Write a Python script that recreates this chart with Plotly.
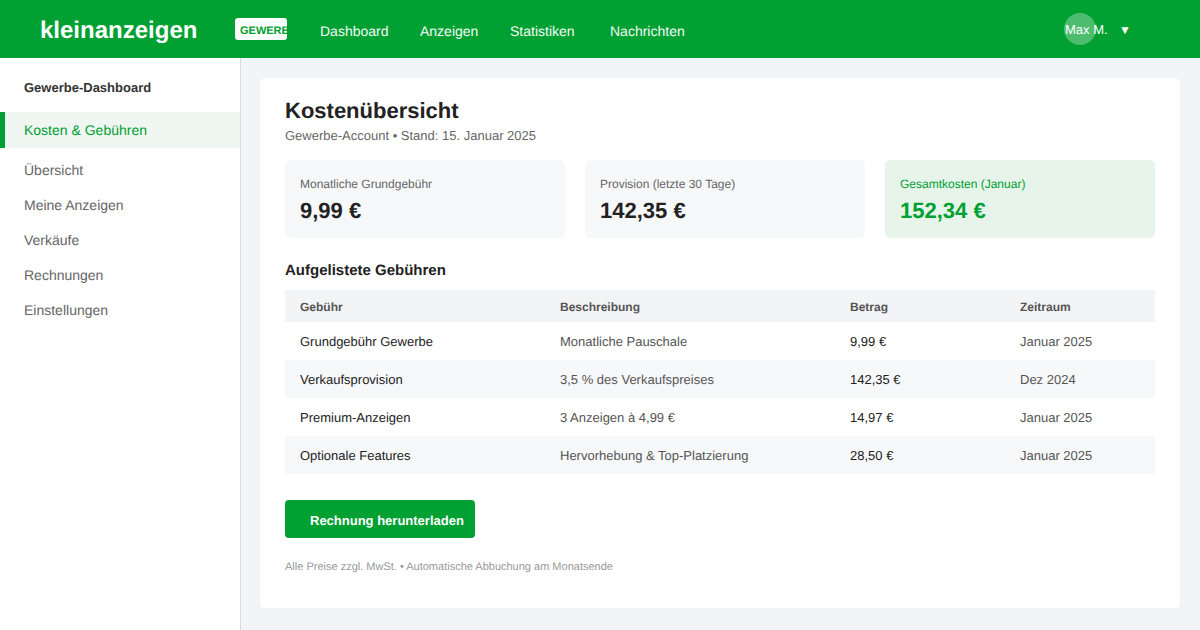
import plotly.graph_objects as go

# Inhalte
nav_items = ['Dashboard', 'Anzeigen', 'Statistiken', 'Nachrichten']
sidebar_title = 'Gewerbe-Dashboard'
sidebar_active = 'Kosten & Gebühren'
sidebar_items = ['Übersicht', 'Meine Anzeigen', 'Verkäufe', 'Rechnungen', 'Einstellungen']
card_labels = ['Monatliche Grundgebühr', 'Provision (letzte 30 Tage)', 'Gesamtkosten (Januar)']
card_values = ['9,99 €', '142,35 €', '152,34 €']
table_head = ['Gebühr', 'Beschreibung', 'Betrag', 'Zeitraum']
fee_names = ['Grundgebühr Gewerbe', 'Verkaufsprovision', 'Premium-Anzeigen', 'Optionale Features']
fee_desc = ['Monatliche Pauschale', '3,5 % des Verkaufspreises', '3 Anzeigen à 4,99 €', 'Hervorhebung & Top-Platzierung']
fee_amounts = ['9,99 €', '142,35 €', '14,97 €', '28,50 €']
fee_periods = ['Januar 2025', 'Dez 2024', 'Januar 2025', 'Januar 2025']

GREEN = '#00a032'
FONT = 'Liberation Sans'

fig = go.Figure()


def rect(x0, y0, x1, y1, color, r=0):
    if r == 0:
        fig.add_shape(type='rect', x0=x0, y0=y0, x1=x1, y1=y1, fillcolor=color, line_width=0, layer='below')
        return
    path = (f'M{x0+r},{y0} L{x1-r},{y0} Q{x1},{y0} {x1},{y0+r} L{x1},{y1-r} Q{x1},{y1} {x1-r},{y1} '
            f'L{x0+r},{y1} Q{x0},{y1} {x0},{y1-r} L{x0},{y0+r} Q{x0},{y0} {x0+r},{y0} Z')
    fig.add_shape(type='path', path=path, fillcolor=color, line_width=0, layer='below')


def label(x, y, s, size, color, bold=False, **kw):
    fig.add_annotation(x=x, y=y, text=s, showarrow=False, xanchor='left', yanchor='middle', borderpad=0, borderwidth=0,
                       font=dict(family=FONT, size=size, color=color, weight=700 if bold else 400), **kw)


# Flächen
rect(0, 0, 1200, 58, GREEN)
rect(0, 58, 240, 630, '#ffffff')
rect(240, 58, 241, 630, '#d8dbdf')
rect(0, 112, 240, 148, '#f0f7f2')
rect(0, 112, 5, 148, GREEN)
rect(260, 78, 1180, 608, '#ffffff', 6)

# Kopfzeile
label(40, 29.5, 'kleinanzeigen', 24, '#ffffff', True)
rect(235, 18, 287, 40, '#ffffff', 3)
label(240, 30, 'GEWERBE', 11, GREEN, True, width=47, align='left')
for x, s in zip([320, 420, 510, 610], nav_items):
    label(x, 31, s, 14, '#f2faf4')
fig.add_shape(type='circle', x0=1064, y0=13, x1=1096, y1=45, fillcolor='rgba(255,255,255,0.3)', line_width=0, layer='below')
label(1065, 29.5, 'Max M.', 13, '#ffffff')
label(1118.5, 30, '▼', 12, '#ffffff')

# Seitenleiste
label(24, 87.5, sidebar_title, 13, '#333333', True)
label(24, 130, sidebar_active, 14, GREEN)
for y, s in zip([169.5, 205, 240, 275, 310], sidebar_items):
    label(24, y, s, 14, '#666666')

# Titel
label(285, 110, 'Kostenübersicht', 22, '#222222', True)
label(285, 135.5, 'Gewerbe-Account • Stand: 15. Januar 2025', 13, '#666666')

# Karten
for x0, x1, bg, fg1, fg2, s, v in zip([285, 585, 885], [565, 865, 1155], ['#f7f8fa', '#f7f8fa', '#e6f4ea'],
                                      ['#666666', '#666666', GREEN], ['#222222', '#222222', GREEN],
                                      card_labels, card_values):
    rect(x0, 160, x1, 238, bg, 6)
    label(x0 + 15, 184, s, 12, fg1)
    label(x0 + 15, 210, v, 22, fg2, True)

# Tabelle
label(285, 269.5, 'Aufgelistete Gebühren', 15, '#222222', True)
rect(285, 290, 1155, 322, '#f3f4f6')
rect(285, 360, 1155, 398, '#f7f8fa')
rect(285, 436, 1155, 474, '#f7f8fa')
col_x = [300, 560, 850, 1020]
for x, s in zip(col_x, table_head):
    label(x, 307, s, 12, '#555555', True)
for y, a, b, c, d in zip([341, 379, 417, 455], fee_names, fee_desc, fee_amounts, fee_periods):
    label(col_x[0], y, a, 13, '#222222')
    label(col_x[1], y, b, 13, '#555555')
    label(col_x[2], y, c, 13, '#222222')
    label(col_x[3], y, d, 13, '#555555')

# Button und Fußnote
rect(285, 500, 475, 538, GREEN, 4)
label(310, 520.5, 'Rechnung herunterladen', 13, '#ffffff', True)
label(285, 566, 'Alle Preise zzgl. MwSt. • Automatische Abbuchung am Monatsende', 11, '#999999')

fig.update_xaxes(range=[0, 1200], visible=False, fixedrange=True)
fig.update_yaxes(range=[630, 0], visible=False, fixedrange=True)
fig.update_layout(width=1200, height=630, margin=dict(l=0, r=0, t=0, b=0), showlegend=False,
                  paper_bgcolor='#f3f4f6', plot_bgcolor='#f3f4f6')

fig.write_html('out.html', config={'displayModeBar': False},
               post_script="document.body.style.margin='0';document.body.style.overflow='hidden';"
                           "document.querySelectorAll('svg text').forEach(t=>t.style.textRendering='geometricPrecision');")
^^^^^^^^
Quote the preceding listing precisely and completely, omitting its images.

- _Task result_:
Write a Python script that recreates this chart with Plotly.
import plotly.graph_objects as go

# Inhalte
nav_items = ['Dashboard', 'Anzeigen', 'Statistiken', 'Nachrichten']
sidebar_title = 'Gewerbe-Dashboard'
sidebar_active = 'Kosten & Gebühren'
sidebar_items = ['Übersicht', 'Meine Anzeigen', 'Verkäufe', 'Rechnungen', 'Einstellungen']
card_labels = ['Monatliche Grundgebühr', 'Provision (letzte 30 Tage)', 'Gesamtkosten (Januar)']
card_values = ['9,99 €', '142,35 €', '152,34 €']
table_head = ['Gebühr', 'Beschreibung', 'Betrag', 'Zeitraum']
fee_names = ['Grundgebühr Gewerbe', 'Verkaufsprovision', 'Premium-Anzeigen', 'Optionale Features']
fee_desc = ['Monatliche Pauschale', '3,5 % des Verkaufspreises', '3 Anzeigen à 4,99 €', 'Hervorhebung & Top-Platzierung']
fee_amounts = ['9,99 €', '142,35 €', '14,97 €', '28,50 €']
fee_periods = ['Januar 2025', 'Dez 2024', 'Januar 2025', 'Januar 2025']

GREEN = '#00a032'
FONT = 'Liberation Sans'

fig = go.Figure()


def rect(x0, y0, x1, y1, color, r=0):
    if r == 0:
        fig.add_shape(type='rect', x0=x0, y0=y0, x1=x1, y1=y1, fillcolor=color, line_width=0, layer='below')
        return
    path = (f'M{x0+r},{y0} L{x1-r},{y0} Q{x1},{y0} {x1},{y0+r} L{x1},{y1-r} Q{x1},{y1} {x1-r},{y1} '
            f'L{x0+r},{y1} Q{x0},{y1} {x0},{y1-r} L{x0},{y0+r} Q{x0},{y0} {x0+r},{y0} Z')
    fig.add_shape(type='path', path=path, fillcolor=color, line_width=0, layer='below')


def label(x, y, s, size, color, bold=False, **kw):
    fig.add_annotation(x=x, y=y, text=s, showarrow=False, xanchor='left', yanchor='middle', borderpad=0, borderwidth=0,
                       font=dict(family=FONT, size=size, color=color, weight=700 if bold else 400), **kw)


# Flächen
rect(0, 0, 1200, 58, GREEN)
rect(0, 58, 240, 630, '#ffffff')
rect(240, 58, 241, 630, '#d8dbdf')
rect(0, 112, 240, 148, '#f0f7f2')
rect(0, 112, 5, 148, GREEN)
rect(260, 78, 1180, 608, '#ffffff', 6)

# Kopfzeile
label(40, 29.5, 'kleinanzeigen', 24, '#ffffff', True)
rect(235, 18, 287, 40, '#ffffff', 3)
label(240, 30, 'GEWERBE', 11, GREEN, True, width=47, align='left')
for x, s in zip([320, 420, 510, 610], nav_items):
    label(x, 31, s, 14, '#f2faf4')
fig.add_shape(type='circle', x0=1064, y0=13, x1=1096, y1=45, fillcolor='rgba(255,255,255,0.3)', line_width=0, layer='below')
label(1065, 29.5, 'Max M.', 13, '#ffffff')
label(1118.5, 30, '▼', 12, '#ffffff')

# Seitenleiste
label(24, 87.5, sidebar_title, 13, '#333333', True)
label(24, 130, sidebar_active, 14, GREEN)
for y, s in zip([169.5, 205, 240, 275, 310], sidebar_items):
    label(24, y, s, 14, '#666666')

# Titel
label(285, 110, 'Kostenübersicht', 22, '#222222', True)
label(285, 135.5, 'Gewerbe-Account • Stand: 15. Januar 2025', 13, '#666666')

# Karten
for x0, x1, bg, fg1, fg2, s, v in zip([285, 585, 885], [565, 865, 1155], ['#f7f8fa', '#f7f8fa', '#e6f4ea'],
                                      ['#666666', '#666666', GREEN], ['#222222', '#222222', GREEN],
                                      card_labels, card_values):
    rect(x0, 160, x1, 238, bg, 6)
    label(x0 + 15, 184, s, 12, fg1)
    label(x0 + 15, 210, v, 22, fg2, True)

# Tabelle
label(285, 269.5, 'Aufgelistete Gebühren', 15, '#222222', True)
rect(285, 290, 1155, 322, '#f3f4f6')
rect(285, 360, 1155, 398, '#f7f8fa')
rect(285, 436, 1155, 474, '#f7f8fa')
col_x = [300, 560, 850, 1020]
for x, s in zip(col_x, table_head):
    label(x, 307, s, 12, '#555555', True)
for y, a, b, c, d in zip([341, 379, 417, 455], fee_names, fee_desc, fee_amounts, fee_periods):
    label(col_x[0], y, a, 13, '#222222')
    label(col_x[1], y, b, 13, '#555555')
    label(col_x[2], y, c, 13, '#222222')
    label(col_x[3], y, d, 13, '#555555')

# Button und Fußnote
rect(285, 500, 475, 538, GREEN, 4)
label(310, 520.5, 'Rechnung herunterladen', 13, '#ffffff', True)
label(285, 566, 'Alle Preise zzgl. MwSt. • Automatische Abbuchung am Monatsende', 11, '#999999')

fig.update_xaxes(range=[0, 1200], visible=False, fixedrange=True)
fig.update_yaxes(range=[630, 0], visible=False, fixedrange=True)
fig.update_layout(width=1200, height=630, margin=dict(l=0, r=0, t=0, b=0), showlegend=False,
                  paper_bgcolor='#f3f4f6', plot_bgcolor='#f3f4f6')

fig.write_html('out.html', config={'displayModeBar': False},
               post_script="document.body.style.margin='0';document.body.style.overflow='hidden';"
                           "document.querySelectorAll('svg text').forEach(t=>t.style.textRendering='geometricPrecision');")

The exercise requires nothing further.